DATA BLOCK —
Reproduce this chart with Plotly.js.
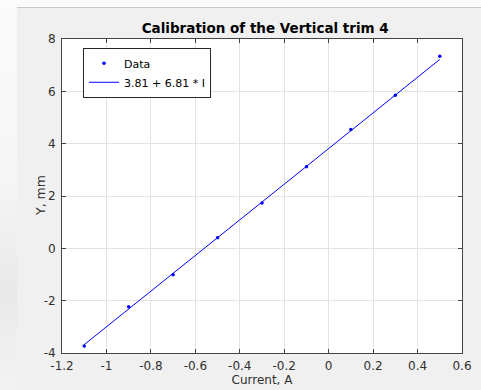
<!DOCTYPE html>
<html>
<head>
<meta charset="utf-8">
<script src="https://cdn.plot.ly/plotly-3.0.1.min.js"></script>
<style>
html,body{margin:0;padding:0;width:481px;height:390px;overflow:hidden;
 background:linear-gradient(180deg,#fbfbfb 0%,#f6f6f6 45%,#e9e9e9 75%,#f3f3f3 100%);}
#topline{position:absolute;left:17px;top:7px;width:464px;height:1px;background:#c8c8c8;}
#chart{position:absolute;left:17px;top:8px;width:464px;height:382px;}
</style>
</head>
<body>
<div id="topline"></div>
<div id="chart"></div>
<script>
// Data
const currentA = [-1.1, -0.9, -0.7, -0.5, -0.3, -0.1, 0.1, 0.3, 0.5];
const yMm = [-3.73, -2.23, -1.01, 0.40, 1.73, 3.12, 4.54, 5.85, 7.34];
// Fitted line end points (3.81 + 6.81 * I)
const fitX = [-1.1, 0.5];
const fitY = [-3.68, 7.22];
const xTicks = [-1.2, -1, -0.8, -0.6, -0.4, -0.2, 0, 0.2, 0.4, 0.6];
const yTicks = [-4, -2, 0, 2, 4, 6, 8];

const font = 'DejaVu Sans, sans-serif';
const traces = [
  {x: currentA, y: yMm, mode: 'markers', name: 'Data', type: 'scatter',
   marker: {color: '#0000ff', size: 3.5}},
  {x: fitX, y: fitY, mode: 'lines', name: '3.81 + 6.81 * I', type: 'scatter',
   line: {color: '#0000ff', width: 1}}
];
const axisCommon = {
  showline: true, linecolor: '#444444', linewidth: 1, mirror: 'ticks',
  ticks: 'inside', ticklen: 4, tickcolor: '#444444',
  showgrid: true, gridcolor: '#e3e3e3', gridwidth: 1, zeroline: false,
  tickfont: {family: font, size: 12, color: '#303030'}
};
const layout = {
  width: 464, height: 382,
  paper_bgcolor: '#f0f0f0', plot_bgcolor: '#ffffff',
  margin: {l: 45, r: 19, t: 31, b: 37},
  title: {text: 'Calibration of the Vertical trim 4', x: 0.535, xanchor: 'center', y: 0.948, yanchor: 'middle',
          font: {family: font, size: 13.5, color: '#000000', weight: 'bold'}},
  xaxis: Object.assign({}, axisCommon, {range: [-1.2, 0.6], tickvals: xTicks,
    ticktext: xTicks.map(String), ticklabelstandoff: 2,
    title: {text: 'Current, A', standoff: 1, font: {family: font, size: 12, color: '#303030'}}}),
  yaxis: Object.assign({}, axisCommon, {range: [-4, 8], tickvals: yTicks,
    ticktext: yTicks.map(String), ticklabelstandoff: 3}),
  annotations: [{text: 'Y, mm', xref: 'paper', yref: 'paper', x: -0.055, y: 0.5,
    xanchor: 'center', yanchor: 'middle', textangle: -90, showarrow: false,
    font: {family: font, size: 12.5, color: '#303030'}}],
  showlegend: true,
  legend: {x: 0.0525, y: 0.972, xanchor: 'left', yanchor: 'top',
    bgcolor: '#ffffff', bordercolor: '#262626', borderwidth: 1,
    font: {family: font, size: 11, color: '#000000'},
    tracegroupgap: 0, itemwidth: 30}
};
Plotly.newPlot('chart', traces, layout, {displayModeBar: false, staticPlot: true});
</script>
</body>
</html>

WHAT IS ASKED — Extract from the material all lines containing the string "chart".

RESULT —
Reproduce this chart with Plotly.js.
#chart{position:absolute;left:17px;top:8px;width:464px;height:382px;}
<div id="chart"></div>
Plotly.newPlot('chart', traces, layout, {displayModeBar: false, staticPlot: true});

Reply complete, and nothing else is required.